THE BOTANICAL BLOG
Monday, June 25, 2012
This last week in June was approved five years ago by the U.S. Senate as “National Pollinator Week”. Pollinator week has now grown to be an international celebration of the valuable ecosystem services provided by bees, birds, butterflies, bats, and beetles. Concern about our pollinators is real, and I feel proud that our park is encouraging the process. Our butterfly program expands almost by the week, and I daily find myself explaining the reason for the white bags on our host trees. They are an integral part of our butterfly farming in the park being hatcheries for eggs that produce caterpillars that then voraciously eat the leaves of their host tree without spreading to the rest of the tree. They then give us the opportunity to easily move those caterpillars into the butterfly house where they become chrysalides and pupae before allowing butterflies to emerge in the house. Our Butterfly Garden provides much nectar for butterflies in the wild—and a few escapees from the house! I am also pleased to note that the Chaste trees in the Butterfly Garden, now that their blue flowers are forming, are attracting many honey bees. The English Garden, with its profusion of current blooms is also attracting bees and butterflies. (I sustained a bee sting this week while dead-heading in the English Garden, which would actually make me joyful except it followed hard on multiple hornet stings I sustained just three days before while working at home trimming periwinkle groundcover!).

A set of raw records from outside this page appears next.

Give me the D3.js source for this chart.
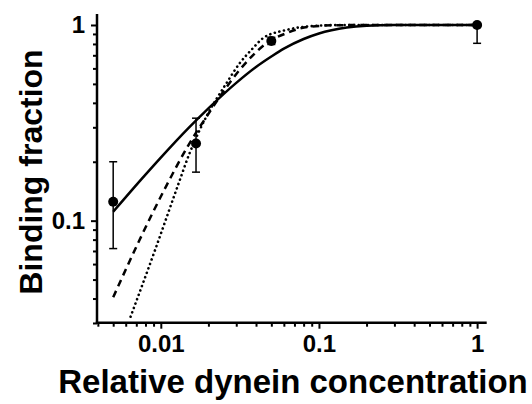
<!DOCTYPE html>
<html>
<head>
<meta charset="utf-8">
<script src="https://cdn.jsdelivr.net/npm/d3@7"></script>
<style>
  html, body { margin: 0; padding: 0; background: #fff; }
  svg { display: block; }
  text { font-family: Arial, "Liberation Sans", Helvetica, sans-serif; font-weight: bold; fill: #000; }
</style>
</head>
<body>
<svg id="chart" width="532" height="404"></svg>
<script>
// Measured binding fractions (mean with lower / upper error)
const pointConc  = [0.005, 0.0167, 0.05, 1];
const pointMean  = [0.125, 0.248, 0.828, 1.0];
const pointLow   = [0.072, 0.177, 0.795, 0.806];
const pointHigh  = [0.200, 0.334, 0.865, 1.0];

// Model curves (solid, dashed, dotted)
const solidConc  = [0.005, 0.0075, 0.01, 0.015, 0.02, 0.03, 0.04, 0.05, 0.06, 0.08, 0.1, 0.12, 0.15, 0.2, 0.3, 0.5, 1];
const solidFrac  = [0.111, 0.162, 0.21, 0.298, 0.375, 0.506, 0.61, 0.69, 0.757, 0.848, 0.905, 0.94, 0.971, 0.991, 0.999, 1, 1];

const dashedConc = [0.005, 0.0073, 0.0109, 0.0149, 0.0204, 0.0255, 0.0315, 0.0382, 0.0464, 0.0621, 0.0871, 0.13, 0.2, 0.4, 1];
const dashedFrac = [0.0406, 0.079, 0.152, 0.242, 0.36, 0.47, 0.589, 0.70, 0.806, 0.907, 0.98, 0.997, 1, 1, 1];

const dottedConc = [0.00644, 0.0092, 0.013, 0.0152, 0.0176, 0.0194, 0.026, 0.0315, 0.0382, 0.0442, 0.0621, 0.0871, 0.13, 0.2, 1];
const dottedFrac = [0.0323, 0.0708, 0.156, 0.221, 0.29, 0.34, 0.504, 0.637, 0.76, 0.855, 0.943, 0.985, 0.999, 1, 1];

// Axis ticks
const xMajor = [0.01, 0.1, 1];
const xMajorLabels = ["0.01", "0.1", "1"];
const xMinor = [0.004, 0.005, 0.006, 0.007, 0.008, 0.009,
                0.02, 0.03, 0.04, 0.05, 0.06, 0.07, 0.08, 0.09,
                0.2, 0.3, 0.4, 0.5, 0.6, 0.7, 0.8, 0.9];
const yMajor = [0.1, 1];
const yMajorLabels = ["0.1", "1"];
const yMinor = [0.03, 0.04, 0.05, 0.06, 0.07, 0.08, 0.09,
                0.2, 0.3, 0.4, 0.5, 0.6, 0.7, 0.8, 0.9];

const xTitle = "Relative dynein concentration";
const yTitle = "Binding fraction";

const svg = d3.select("#chart");
const plotLeft = 97, plotRight = 486.7, plotTop = 14, plotBottom = 322.7;

const x = d3.scaleLog().domain([0.00395, 1.15]).range([plotLeft, plotRight]);
const y = d3.scaleLog().domain([0.0301, 1.138]).range([plotBottom, plotTop]);

// Curves
const line = d3.line().x(d => x(d[0])).y(d => y(d[1])).curve(d3.curveMonotoneX);
const curves = [
  { c: solidConc,  f: solidFrac,  dash: null,      cap: "butt",  w: 2.5 },
  { c: dashedConc, f: dashedFrac, dash: "7,5",     cap: "butt",  w: 2.5 },
  { c: dottedConc, f: dottedFrac, dash: "0.1,4.6", cap: "round", w: 2.6 }
];
curves.forEach(s => {
  svg.append("path")
    .datum(d3.zip(s.c, s.f))
    .attr("d", line)
    .attr("fill", "none")
    .attr("stroke", "#000")
    .attr("stroke-width", s.w)
    .attr("stroke-linecap", s.cap)
    .attr("stroke-dasharray", s.dash);
});

// Axes
const xAxis = d3.axisBottom(x).tickValues(xMajor).tickFormat((d, i) => xMajorLabels[i]).tickSize(6).tickPadding(6);
const xAxisMinor = d3.axisBottom(x).tickValues(xMinor).tickFormat("").tickSize(4);
const yAxis = d3.axisLeft(y).tickValues(yMajor).tickFormat((d, i) => yMajorLabels[i]).tickSize(6).tickPadding(6);
const yAxisMinor = d3.axisLeft(y).tickValues(yMinor).tickFormat("").tickSize(4);

function styleAxis(g) {
  g.select(".domain").remove();
  g.selectAll("line").attr("stroke", "#000").attr("stroke-width", 2);
  g.selectAll("text").style("font-size", "24px").attr("fill", "#000");
}

svg.append("g").attr("transform", `translate(0,${plotBottom})`).call(xAxisMinor).call(styleAxis);
svg.append("g").attr("transform", `translate(0,${plotBottom})`).call(xAxis).call(styleAxis);
svg.append("g").attr("transform", `translate(${plotLeft},0)`).call(yAxisMinor).call(styleAxis);
svg.append("g").attr("transform", `translate(${plotLeft},0)`).call(yAxis).call(styleAxis);

svg.append("line").attr("x1", plotLeft - 1.2).attr("x2", plotRight).attr("y1", plotBottom).attr("y2", plotBottom)
  .attr("stroke", "#000").attr("stroke-width", 2.5);
svg.append("line").attr("x1", plotLeft).attr("x2", plotLeft).attr("y1", plotTop).attr("y2", plotBottom + 1.2)
  .attr("stroke", "#000").attr("stroke-width", 2.5);

// Error bars and points
const pts = pointConc.map((c, i) => ({ c, m: pointMean[i], lo: pointLow[i], hi: pointHigh[i] }));
const eb = svg.append("g").attr("stroke", "#000").attr("stroke-width", 1.5);
pts.forEach(p => {
  eb.append("line").attr("x1", x(p.c)).attr("x2", x(p.c)).attr("y1", y(p.lo)).attr("y2", y(p.hi));
  eb.append("line").attr("x1", x(p.c) - 4).attr("x2", x(p.c) + 4).attr("y1", y(p.lo)).attr("y2", y(p.lo));
  eb.append("line").attr("x1", x(p.c) - 4).attr("x2", x(p.c) + 4).attr("y1", y(p.hi)).attr("y2", y(p.hi));
});
svg.append("g").selectAll("circle").data(pts).join("circle")
  .attr("cx", d => x(d.c)).attr("cy", d => y(d.m)).attr("r", 5).attr("fill", "#000");

// Axis titles
svg.append("text").attr("x", 293).attr("y", 393).attr("text-anchor", "middle")
  .style("font-size", "33px").text(xTitle);
svg.append("text").attr("transform", "translate(42,172) rotate(-90)").attr("text-anchor", "middle")
  .style("font-size", "32px").text(yTitle);
</script>
</body>
</html>
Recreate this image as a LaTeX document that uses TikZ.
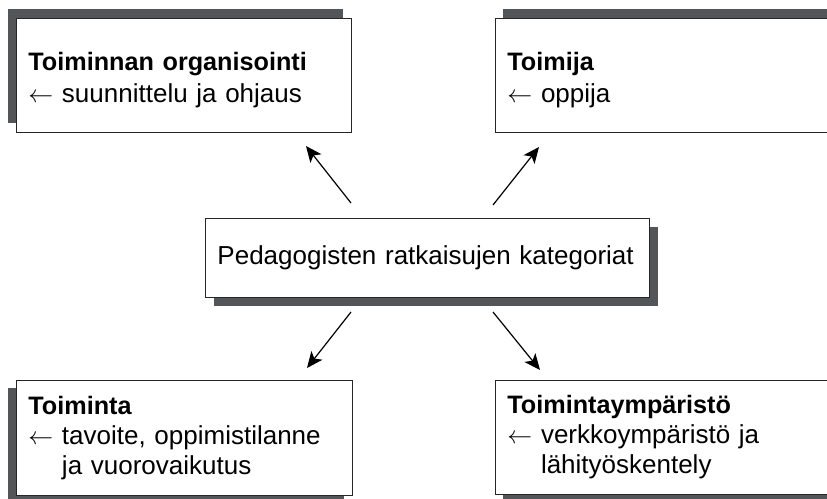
\documentclass[tikz,border=0pt]{standalone}
\usepackage{fontspec}
\setmainfont{Liberation Sans}
\usetikzlibrary{arrows.meta}
\definecolor{shadowgray}{RGB}{82,86,89}
\newcommand{\ttl}[1]{{\fontsize{25.2}{30}\selectfont\bfseries #1}}
\tikzset{
  shadowrect/.style={fill=shadowgray, draw=none},
  box/.style={draw=black!85, line width=0.9pt, fill=white, anchor=north west,
    align=left, inner xsep=12pt, inner ysep=0pt, font=\fontsize{26}{30}\selectfont},
  topbox/.style={box, font=\fontsize{26}{32}\selectfont},
  link/.style={line width=1.2pt, -{Stealth[length=16pt,width=14pt,inset=4pt]}}
}
\begin{document}
\begin{tikzpicture}[x=1pt,y=-1pt]
\useasboundingbox (0,0) rectangle (827,498);
\clip (0,0) rectangle (827,498);
\fill[white] (0,0) rectangle (827,498);

% shadows
\fill[shadowrect] (8,9) rectangle (343,123);
\fill[shadowrect] (503,9) rectangle (848,123);
\fill[shadowrect] (214,227) rectangle (658,306);
\fill[shadowrect] (8,388) rectangle (344,503);
\fill[shadowrect] (503,388) rectangle (848,502);

% boxes
\node[topbox, minimum width=335pt, minimum height=114pt, text width=311pt] (org) at (16,18)
  {\rule{0pt}{28pt}\ttl{Toiminnan organisointi}\\$\leftarrow$ suunnittelu ja ohjaus};
\node[topbox, minimum width=345pt, minimum height=114pt, text width=321pt] (toimija) at (495,18)
  {\rule{0pt}{28pt}\ttl{Toimija}\\$\leftarrow$ oppija};
\node[box, minimum width=444pt, minimum height=79pt, text width=420pt] (center) at (205,218)
  {Pedagogisten ratkaisujen kategoriat};
\node[box, minimum width=336pt, minimum height=115pt, text width=312pt] (toiminta) at (16,380)
  {\ttl{Toiminta}\\$\leftarrow$ tavoite, oppimistilanne\\\phantom{$\leftarrow$}\ ja vuorovaikutus};
\node[box, minimum width=345pt, minimum height=114pt, text width=321pt] (ymp) at (495,380)
  {\ttl{Toimintaympäristö}\\$\leftarrow$ verkkoympäristö ja\\\phantom{$\leftarrow$}\ lähityöskentely};

% arrows
\coordinate (a1s) at (351,203); \coordinate (a1e) at (306,146);
\coordinate (a2s) at (493,205); \coordinate (a2e) at (539,147);
\coordinate (a3s) at (351,312); \coordinate (a3e) at (307,368);
\coordinate (a4s) at (493,312); \coordinate (a4e) at (540,370);
\draw[link] (a1s) -- (a1e);
\draw[link] (a2s) -- (a2e);
\draw[link] (a3s) -- (a3e);
\draw[link] (a4s) -- (a4e);
\end{tikzpicture}
\end{document}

On tram tours around the park I often also point out the extensive areas of the park that we intentionally leave as natural habitat for birds. The Greater Ozarks Audubon Society are important park partners. They have been completing breeding surveys in the park and tracking the Purple Mountain House beside Drummond Lake just south of the Hosta Garden. According to Charles Burwick with the Audubon Society, chicks are fledging there as I write. By the way, purple martins are the only natural predator of the pesky Japanese beetles. Speaking of the beetles, they arrived earlier this year, which was no surprise, but that will probably mean that they will depart earlier, too! From my observations, I feel they have been less destructive so far in the park than over the past three years. The roses and crepe myrtles are not as decimated, although the beetles have done a fair job on the canna lily leaves. I feel confident, if we can get through the next two weeks relatively unscathed, recovery will be swift.
Summer is now official, and if the past weekend’s temperatures are a benchmark of what is to come, we are in for a long, hot, dry one. This could be brutal on our gardens and our trees. Let’s hope for a good rain soon to balance it out.